ECCO PERCHÈ DOVREMMO DIRE GRAZIE A MARTIN LUTERO di Giovanni Ferrò



ECCO PERCHÈ DOVREMMO DIRE GRAZIE A MARTIN LUTERO


Papa Francesco vola in Svezia per l'apertura delle celebrazioni del 500° anniversario della Riforma. L'analisi di Giovanni Ferrò sulle pagine di Jesus.

A cinquecento anni di distanza dall’affissione delle 95 tesi di Lutero sul portone della chiesa del castello di Wittenberg, ci sono molti motivi per i quali l’intera ecumene cristiana dovrebbe non soltanto riconciliarsi con la memoria degli eventi che portarono alla nascita delle Chiese protestanti, ma anche ringraziare i padri della Riforma per ciò che, con il loro insegnamento, hanno ricordato a tutti i cristiani. Senza la Riforma, ad esempio, probabilmente i cattolici non avrebbero re-imparato ad amare e studiare la Parola di Dio; il ruolo dei laici, forse, non sarebbe stato valorizzato; e chissà se il fondamento stesso della nostra fede, Gesù Cristo crocifisso, sarebbe stato ripulito da tante incrostazioni devozionali accumulatesi nel tempo.
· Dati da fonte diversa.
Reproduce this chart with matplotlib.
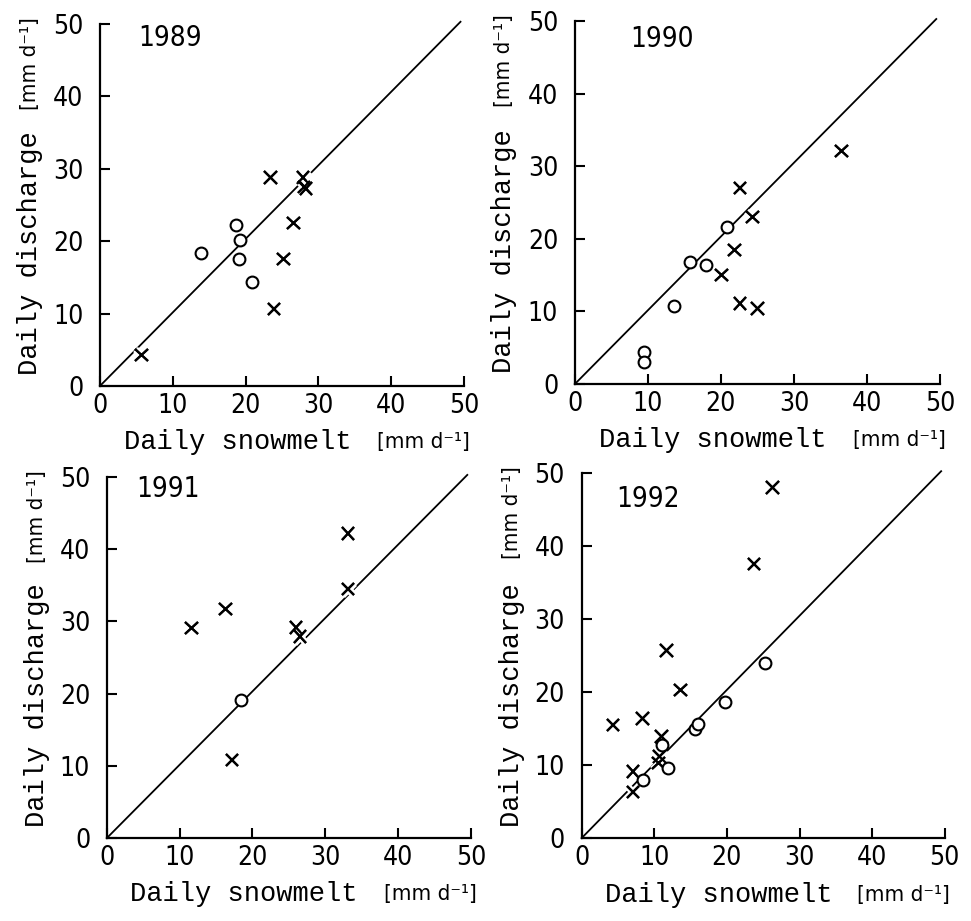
import matplotlib
matplotlib.use('Agg')
import matplotlib.pyplot as plt
import matplotlib.patheffects as pe

# Observed daily snowmelt vs daily discharge, per year
years = ['1989', '1990', '1991', '1992']

# open circles
c89_x = [13.9, 18.7, 19.2, 19.1, 20.9]
c89_y = [18.3, 22.2, 20.2, 17.5, 14.3]
c90_x = [9.5, 9.5, 13.6, 15.8, 18.0, 20.8]
c90_y = [4.4, 3.1, 10.7, 16.8, 16.4, 21.6]
c91_x = [18.4]
c91_y = [19.1]
c92_x = [8.4, 11.1, 11.9, 15.6, 16.0, 19.8, 25.3]
c92_y = [7.9, 12.7, 9.6, 14.9, 15.6, 18.6, 24.0]

# crosses
x89_x = [5.7, 23.4, 23.9, 25.2, 26.6, 27.9, 28.0, 28.3]
x89_y = [4.3, 28.8, 10.6, 17.5, 22.5, 28.8, 27.5, 27.3]
x90_x = [20.1, 21.9, 22.6, 22.6, 24.3, 25.0, 36.5]
x90_y = [15.0, 18.5, 27.0, 11.1, 23.0, 10.4, 32.1]
x91_x = [11.6, 16.3, 17.2, 26.0, 26.5, 33.1, 33.1]
x91_y = [29.1, 31.7, 10.8, 29.2, 27.9, 42.2, 34.5]
x92_x = [4.3, 7.1, 7.1, 8.4, 11.0, 10.7, 10.6, 11.7, 13.6, 23.7, 26.3]
x92_y = [15.5, 9.1, 6.3, 16.4, 13.9, 11.2, 10.3, 25.7, 20.3, 37.6, 48.1]

circles = [(c89_x, c89_y), (c90_x, c90_y), (c91_x, c91_y), (c92_x, c92_y)]
crosses = [(x89_x, x89_y), (x90_x, x90_y), (x91_x, x91_y), (x92_x, x92_y)]

# where the year label sits (data coords)
year_pos = [(9.6, 48.0), (11.9, 47.5), (8.4, 48.4), (9.1, 46.5)]

ticks = [0, 10, 20, 30, 40, 50]

# condensed sans for numbers, monospace for the axis titles
narrow = dict(family='DejaVu Sans', fontstretch='condensed')
mono = ['Liberation Mono', 'DejaVu Sans Mono']

# axes boxes [left, bottom, width, height] in figure fractions
boxes = [[0.103, 0.581, 0.375, 0.393],
         [0.592, 0.583, 0.376, 0.394],
         [0.110, 0.090, 0.375, 0.392],
         [0.599, 0.090, 0.374, 0.396]]

fig = plt.figure(figsize=(9.71, 9.21), dpi=100)

halo = [pe.withStroke(linewidth=5, foreground='white'), pe.Normal()]

for k in range(4):
	ax = fig.add_axes(boxes[k])
	ax.set_xlim(0, 50)
	ax.set_ylim(0, 50)

	# 1:1 line
	ax.plot([0, 49.5], [0, 50.3], color='black', lw=1.3, zorder=1, clip_on=False)

	cx, cy = crosses[k]
	ax.plot(cx, cy, 'x', color='black', ms=9, mew=1.6, zorder=3, clip_on=False,
			path_effects=halo)
	ox, oy = circles[k]
	ax.plot(ox, oy, 'o', mfc='white', mec='black', ms=8.5, mew=1.5, zorder=4, clip_on=False)

	ax.text(year_pos[k][0], year_pos[k][1], years[k], ha='center', va='center',
			fontsize=20, **narrow)

	for s in ['top', 'right']:
		ax.spines[s].set_visible(False)
	for s in ['left', 'bottom']:
		ax.spines[s].set_linewidth(1.6)

	ax.set_xticks(ticks)
	ax.set_yticks(ticks)
	ax.set_xticklabels([str(t) for t in ticks], fontsize=19, **narrow)
	ax.set_yticklabels([str(t) for t in ticks], fontsize=19, **narrow)
	ax.tick_params(axis='both', direction='in', length=7, width=1.5)
	ax.tick_params(axis='x', pad=5)
	ax.tick_params(axis='y', pad=12)

	# axis titles: big monospace part + smaller unit part
	ax.text(-0.193, 0.03, 'Daily discharge', transform=ax.transAxes, rotation=90,
			rotation_mode='anchor', ha='left', va='center', fontsize=19.5, family=mono)
	ax.text(-0.193, 1.02, '[mm d\u207b\u00b9]', transform=ax.transAxes, rotation=90,
			rotation_mode='anchor', ha='right', va='center', fontsize=16, **narrow)
	ax.text(0.065, -0.155, 'Daily snowmelt', transform=ax.transAxes,
			ha='left', va='center', fontsize=19.5, family=mono)
	ax.text(1.015, -0.155, '[mm d\u207b\u00b9]', transform=ax.transAxes,
			ha='right', va='center', fontsize=16, **narrow)

fig.savefig('out.png', dpi=100)
plt.close(fig)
In fondo, il fatto che papa Francesco abbia accettato volentieri l’invito a celebrare ecumenicamente quell’anniversario il 31 ottobre prossimo a Lund, in Svezia, implica anche questo riconoscimento: che Lutero, Calvino e gli altri non erano poi «cinghiali» che devastavano «la vigna del Signore», come scriveva papa Alessandro VI nella bolla di scomunica contro il monaco tedesco, ma credenti appassionati del Vangelo, che denunciavano corruzione ed esasperazioni dogmatiche nella Chiesa del tempo. 

Nonostante il cammino sia ancora lungo, oggi viviamo un tempo propizio per una nuova comprensione reciproca e una sincera fraternità ecumenica. Ma che farne di questo momento di grazia? Ho l’impressione che abbracci ecclesiastici e intese tra teologi non possano più bastare. In un mondo post-secolare, in cui a contendersi lo scenario pubblico sono una visione totalmente areligiosa del mondo e una opposta di tipo integralista, i credenti che si richiamano al Vangelo di Gesù Cristo saranno sempre più una piccola minoranza. Il rischio è che il timore di perdere influenza o di scomparire terrorizzi le comunità cristiane, spingendole verso forme di neoidentitarismo aggressivo. Lo spirito di amicizia e l’ascolto delle ragioni dell’altro, allora, possono servire anche a questo: apprendere, gli uni dagli altri, i modi nuovi per vivere felicemente il comandamento della nuda testimonianza cristiana anche in un tempo di evangelica fragilità.